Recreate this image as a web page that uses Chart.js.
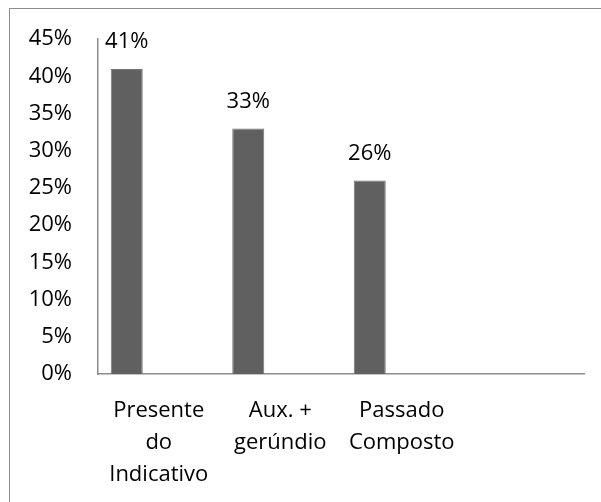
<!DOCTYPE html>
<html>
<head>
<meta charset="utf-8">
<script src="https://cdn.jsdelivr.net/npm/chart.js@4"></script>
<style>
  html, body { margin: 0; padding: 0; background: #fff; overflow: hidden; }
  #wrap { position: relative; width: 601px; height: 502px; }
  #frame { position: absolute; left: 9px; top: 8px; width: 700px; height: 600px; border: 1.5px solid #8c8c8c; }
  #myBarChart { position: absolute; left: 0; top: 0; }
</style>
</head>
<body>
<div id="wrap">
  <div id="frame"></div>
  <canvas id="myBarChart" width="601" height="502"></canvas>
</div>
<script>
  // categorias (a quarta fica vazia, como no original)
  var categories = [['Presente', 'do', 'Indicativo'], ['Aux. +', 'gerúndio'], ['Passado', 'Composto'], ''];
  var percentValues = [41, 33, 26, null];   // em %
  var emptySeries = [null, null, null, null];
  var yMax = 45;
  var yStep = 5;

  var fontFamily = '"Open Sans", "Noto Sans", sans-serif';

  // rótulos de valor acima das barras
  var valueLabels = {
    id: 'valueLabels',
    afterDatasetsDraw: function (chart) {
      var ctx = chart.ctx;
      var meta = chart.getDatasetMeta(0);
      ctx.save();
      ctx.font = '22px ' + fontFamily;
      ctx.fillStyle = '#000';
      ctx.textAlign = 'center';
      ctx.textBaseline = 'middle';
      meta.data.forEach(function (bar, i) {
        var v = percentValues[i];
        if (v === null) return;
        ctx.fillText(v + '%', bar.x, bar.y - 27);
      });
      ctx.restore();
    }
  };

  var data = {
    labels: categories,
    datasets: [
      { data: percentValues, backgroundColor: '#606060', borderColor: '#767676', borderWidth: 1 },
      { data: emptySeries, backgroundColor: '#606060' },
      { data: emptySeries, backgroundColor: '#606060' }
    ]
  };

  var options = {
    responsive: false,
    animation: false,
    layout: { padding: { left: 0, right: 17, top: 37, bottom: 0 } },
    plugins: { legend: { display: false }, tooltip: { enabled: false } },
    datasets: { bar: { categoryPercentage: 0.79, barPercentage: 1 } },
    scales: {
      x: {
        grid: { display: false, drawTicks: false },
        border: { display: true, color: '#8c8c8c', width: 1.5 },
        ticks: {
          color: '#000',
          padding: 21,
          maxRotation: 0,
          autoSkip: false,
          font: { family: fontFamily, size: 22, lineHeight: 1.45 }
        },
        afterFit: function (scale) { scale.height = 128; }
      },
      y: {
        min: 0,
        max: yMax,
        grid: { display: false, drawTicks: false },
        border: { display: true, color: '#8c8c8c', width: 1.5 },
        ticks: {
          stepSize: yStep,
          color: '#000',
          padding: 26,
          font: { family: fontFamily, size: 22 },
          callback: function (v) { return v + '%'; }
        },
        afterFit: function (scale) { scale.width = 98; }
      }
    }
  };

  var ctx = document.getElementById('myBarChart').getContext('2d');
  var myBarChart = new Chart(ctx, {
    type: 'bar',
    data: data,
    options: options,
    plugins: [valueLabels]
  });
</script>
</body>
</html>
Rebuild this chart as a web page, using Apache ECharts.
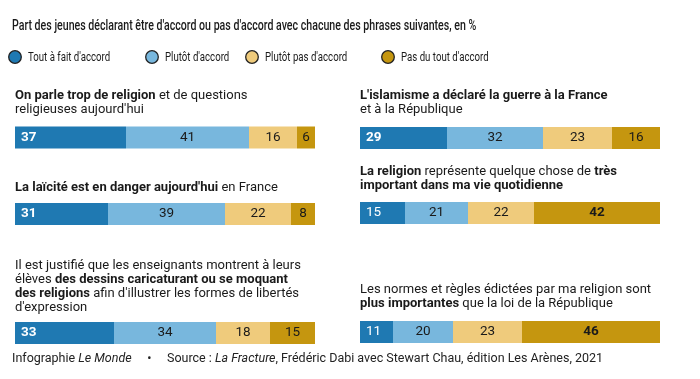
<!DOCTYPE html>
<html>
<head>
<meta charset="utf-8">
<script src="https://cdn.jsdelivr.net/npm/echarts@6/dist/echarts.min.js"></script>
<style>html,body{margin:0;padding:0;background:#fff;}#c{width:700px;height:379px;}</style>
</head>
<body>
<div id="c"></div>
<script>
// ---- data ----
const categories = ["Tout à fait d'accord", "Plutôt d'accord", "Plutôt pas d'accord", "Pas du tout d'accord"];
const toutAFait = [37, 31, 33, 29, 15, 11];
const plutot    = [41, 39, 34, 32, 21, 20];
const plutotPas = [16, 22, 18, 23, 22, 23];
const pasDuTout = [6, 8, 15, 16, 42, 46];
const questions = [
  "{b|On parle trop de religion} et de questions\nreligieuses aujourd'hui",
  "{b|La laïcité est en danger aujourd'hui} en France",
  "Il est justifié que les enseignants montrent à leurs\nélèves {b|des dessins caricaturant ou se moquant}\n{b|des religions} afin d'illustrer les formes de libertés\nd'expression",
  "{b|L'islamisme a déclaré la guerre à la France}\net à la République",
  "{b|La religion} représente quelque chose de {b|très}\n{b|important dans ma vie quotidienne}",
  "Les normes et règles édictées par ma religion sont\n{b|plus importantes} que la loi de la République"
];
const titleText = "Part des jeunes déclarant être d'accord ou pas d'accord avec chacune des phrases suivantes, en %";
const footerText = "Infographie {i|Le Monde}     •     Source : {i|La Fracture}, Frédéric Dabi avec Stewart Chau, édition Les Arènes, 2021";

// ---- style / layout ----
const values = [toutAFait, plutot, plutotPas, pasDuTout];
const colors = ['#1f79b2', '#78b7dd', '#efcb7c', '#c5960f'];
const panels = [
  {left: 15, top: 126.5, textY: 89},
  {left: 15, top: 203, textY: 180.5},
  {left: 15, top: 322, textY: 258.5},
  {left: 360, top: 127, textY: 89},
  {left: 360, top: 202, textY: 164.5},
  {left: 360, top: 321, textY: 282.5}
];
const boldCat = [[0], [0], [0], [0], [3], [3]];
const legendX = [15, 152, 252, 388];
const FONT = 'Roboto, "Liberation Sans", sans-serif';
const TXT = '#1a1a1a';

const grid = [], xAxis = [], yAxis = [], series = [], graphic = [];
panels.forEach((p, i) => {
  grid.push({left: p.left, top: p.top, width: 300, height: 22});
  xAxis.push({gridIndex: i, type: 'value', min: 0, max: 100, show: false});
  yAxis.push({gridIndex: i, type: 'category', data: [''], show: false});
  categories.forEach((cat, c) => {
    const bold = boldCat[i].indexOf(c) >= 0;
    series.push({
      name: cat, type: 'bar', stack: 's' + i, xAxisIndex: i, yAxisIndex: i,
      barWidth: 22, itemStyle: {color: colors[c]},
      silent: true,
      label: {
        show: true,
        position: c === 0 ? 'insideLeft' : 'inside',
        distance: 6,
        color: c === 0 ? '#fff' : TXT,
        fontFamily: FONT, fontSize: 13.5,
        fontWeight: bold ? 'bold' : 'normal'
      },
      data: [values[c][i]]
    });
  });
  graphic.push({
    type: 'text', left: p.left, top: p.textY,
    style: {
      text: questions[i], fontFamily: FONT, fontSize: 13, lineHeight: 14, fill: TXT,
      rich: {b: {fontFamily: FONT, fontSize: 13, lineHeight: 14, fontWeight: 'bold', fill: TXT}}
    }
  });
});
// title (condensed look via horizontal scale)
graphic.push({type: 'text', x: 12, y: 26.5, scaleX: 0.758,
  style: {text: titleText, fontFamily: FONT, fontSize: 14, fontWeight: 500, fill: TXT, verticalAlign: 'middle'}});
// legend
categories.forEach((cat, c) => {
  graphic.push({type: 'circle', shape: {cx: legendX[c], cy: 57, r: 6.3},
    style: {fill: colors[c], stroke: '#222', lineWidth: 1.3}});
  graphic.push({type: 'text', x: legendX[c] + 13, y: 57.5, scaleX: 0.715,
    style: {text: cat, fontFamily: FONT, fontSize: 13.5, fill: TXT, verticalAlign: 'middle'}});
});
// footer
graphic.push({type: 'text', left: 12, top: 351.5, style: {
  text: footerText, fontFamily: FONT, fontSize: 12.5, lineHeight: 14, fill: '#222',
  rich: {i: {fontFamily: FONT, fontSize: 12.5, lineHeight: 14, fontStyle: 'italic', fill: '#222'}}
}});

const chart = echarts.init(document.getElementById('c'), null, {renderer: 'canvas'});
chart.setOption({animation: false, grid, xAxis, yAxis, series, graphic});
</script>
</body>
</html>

========================

### [Task instructions]
Output all of the records exactly as they appear above, but not the pictures.

### [Written answer]
Recreate this image as a web page that uses Chart.js.
<!DOCTYPE html>
<html>
<head>
<meta charset="utf-8">
<script src="https://cdn.jsdelivr.net/npm/chart.js@4"></script>
<style>
  html, body { margin: 0; padding: 0; background: #fff; overflow: hidden; }
  #wrap { position: relative; width: 601px; height: 502px; }
  #frame { position: absolute; left: 9px; top: 8px; width: 700px; height: 600px; border: 1.5px solid #8c8c8c; }
  #myBarChart { position: absolute; left: 0; top: 0; }
</style>
</head>
<body>
<div id="wrap">
  <div id="frame"></div>
  <canvas id="myBarChart" width="601" height="502"></canvas>
</div>
<script>
  // categorias (a quarta fica vazia, como no original)
  var categories = [['Presente', 'do', 'Indicativo'], ['Aux. +', 'gerúndio'], ['Passado', 'Composto'], ''];
  var percentValues = [41, 33, 26, null];   // em %
  var emptySeries = [null, null, null, null];
  var yMax = 45;
  var yStep = 5;

  var fontFamily = '"Open Sans", "Noto Sans", sans-serif';

  // rótulos de valor acima das barras
  var valueLabels = {
    id: 'valueLabels',
    afterDatasetsDraw: function (chart) {
      var ctx = chart.ctx;
      var meta = chart.getDatasetMeta(0);
      ctx.save();
      ctx.font = '22px ' + fontFamily;
      ctx.fillStyle = '#000';
      ctx.textAlign = 'center';
      ctx.textBaseline = 'middle';
      meta.data.forEach(function (bar, i) {
        var v = percentValues[i];
        if (v === null) return;
        ctx.fillText(v + '%', bar.x, bar.y - 27);
      });
      ctx.restore();
    }
  };

  var data = {
    labels: categories,
    datasets: [
      { data: percentValues, backgroundColor: '#606060', borderColor: '#767676', borderWidth: 1 },
      { data: emptySeries, backgroundColor: '#606060' },
      { data: emptySeries, backgroundColor: '#606060' }
    ]
  };

  var options = {
    responsive: false,
    animation: false,
    layout: { padding: { left: 0, right: 17, top: 37, bottom: 0 } },
    plugins: { legend: { display: false }, tooltip: { enabled: false } },
    datasets: { bar: { categoryPercentage: 0.79, barPercentage: 1 } },
    scales: {
      x: {
        grid: { display: false, drawTicks: false },
        border: { display: true, color: '#8c8c8c', width: 1.5 },
        ticks: {
          color: '#000',
          padding: 21,
          maxRotation: 0,
          autoSkip: false,
          font: { family: fontFamily, size: 22, lineHeight: 1.45 }
        },
        afterFit: function (scale) { scale.height = 128; }
      },
      y: {
        min: 0,
        max: yMax,
        grid: { display: false, drawTicks: false },
        border: { display: true, color: '#8c8c8c', width: 1.5 },
        ticks: {
          stepSize: yStep,
          color: '#000',
          padding: 26,
          font: { family: fontFamily, size: 22 },
          callback: function (v) { return v + '%'; }
        },
        afterFit: function (scale) { scale.width = 98; }
      }
    }
  };

  var ctx = document.getElementById('myBarChart').getContext('2d');
  var myBarChart = new Chart(ctx, {
    type: 'bar',
    data: data,
    options: options,
    plugins: [valueLabels]
  });
</script>
</body>
</html>
Rebuild this chart as a web page, using Apache ECharts.
<!DOCTYPE html>
<html>
<head>
<meta charset="utf-8">
<script src="https://cdn.jsdelivr.net/npm/echarts@6/dist/echarts.min.js"></script>
<style>html,body{margin:0;padding:0;background:#fff;}#c{width:700px;height:379px;}</style>
</head>
<body>
<div id="c"></div>
<script>
// ---- data ----
const categories = ["Tout à fait d'accord", "Plutôt d'accord", "Plutôt pas d'accord", "Pas du tout d'accord"];
const toutAFait = [37, 31, 33, 29, 15, 11];
const plutot    = [41, 39, 34, 32, 21, 20];
const plutotPas = [16, 22, 18, 23, 22, 23];
const pasDuTout = [6, 8, 15, 16, 42, 46];
const questions = [
  "{b|On parle trop de religion} et de questions\nreligieuses aujourd'hui",
  "{b|La laïcité est en danger aujourd'hui} en France",
  "Il est justifié que les enseignants montrent à leurs\nélèves {b|des dessins caricaturant ou se moquant}\n{b|des religions} afin d'illustrer les formes de libertés\nd'expression",
  "{b|L'islamisme a déclaré la guerre à la France}\net à la République",
  "{b|La religion} représente quelque chose de {b|très}\n{b|important dans ma vie quotidienne}",
  "Les normes et règles édictées par ma religion sont\n{b|plus importantes} que la loi de la République"
];
const titleText = "Part des jeunes déclarant être d'accord ou pas d'accord avec chacune des phrases suivantes, en %";
const footerText = "Infographie {i|Le Monde}     •     Source : {i|La Fracture}, Frédéric Dabi avec Stewart Chau, édition Les Arènes, 2021";

// ---- style / layout ----
const values = [toutAFait, plutot, plutotPas, pasDuTout];
const colors = ['#1f79b2', '#78b7dd', '#efcb7c', '#c5960f'];
const panels = [
  {left: 15, top: 126.5, textY: 89},
  {left: 15, top: 203, textY: 180.5},
  {left: 15, top: 322, textY: 258.5},
  {left: 360, top: 127, textY: 89},
  {left: 360, top: 202, textY: 164.5},
  {left: 360, top: 321, textY: 282.5}
];
const boldCat = [[0], [0], [0], [0], [3], [3]];
const legendX = [15, 152, 252, 388];
const FONT = 'Roboto, "Liberation Sans", sans-serif';
const TXT = '#1a1a1a';

const grid = [], xAxis = [], yAxis = [], series = [], graphic = [];
panels.forEach((p, i) => {
  grid.push({left: p.left, top: p.top, width: 300, height: 22});
  xAxis.push({gridIndex: i, type: 'value', min: 0, max: 100, show: false});
  yAxis.push({gridIndex: i, type: 'category', data: [''], show: false});
  categories.forEach((cat, c) => {
    const bold = boldCat[i].indexOf(c) >= 0;
    series.push({
      name: cat, type: 'bar', stack: 's' + i, xAxisIndex: i, yAxisIndex: i,
      barWidth: 22, itemStyle: {color: colors[c]},
      silent: true,
      label: {
        show: true,
        position: c === 0 ? 'insideLeft' : 'inside',
        distance: 6,
        color: c === 0 ? '#fff' : TXT,
        fontFamily: FONT, fontSize: 13.5,
        fontWeight: bold ? 'bold' : 'normal'
      },
      data: [values[c][i]]
    });
  });
  graphic.push({
    type: 'text', left: p.left, top: p.textY,
    style: {
      text: questions[i], fontFamily: FONT, fontSize: 13, lineHeight: 14, fill: TXT,
      rich: {b: {fontFamily: FONT, fontSize: 13, lineHeight: 14, fontWeight: 'bold', fill: TXT}}
    }
  });
});
// title (condensed look via horizontal scale)
graphic.push({type: 'text', x: 12, y: 26.5, scaleX: 0.758,
  style: {text: titleText, fontFamily: FONT, fontSize: 14, fontWeight: 500, fill: TXT, verticalAlign: 'middle'}});
// legend
categories.forEach((cat, c) => {
  graphic.push({type: 'circle', shape: {cx: legendX[c], cy: 57, r: 6.3},
    style: {fill: colors[c], stroke: '#222', lineWidth: 1.3}});
  graphic.push({type: 'text', x: legendX[c] + 13, y: 57.5, scaleX: 0.715,
    style: {text: cat, fontFamily: FONT, fontSize: 13.5, fill: TXT, verticalAlign: 'middle'}});
});
// footer
graphic.push({type: 'text', left: 12, top: 351.5, style: {
  text: footerText, fontFamily: FONT, fontSize: 12.5, lineHeight: 14, fill: '#222',
  rich: {i: {fontFamily: FONT, fontSize: 12.5, lineHeight: 14, fontStyle: 'italic', fill: '#222'}}
}});

const chart = echarts.init(document.getElementById('c'), null, {renderer: 'canvas'});
chart.setOption({animation: false, grid, xAxis, yAxis, series, graphic});
</script>
</body>
</html>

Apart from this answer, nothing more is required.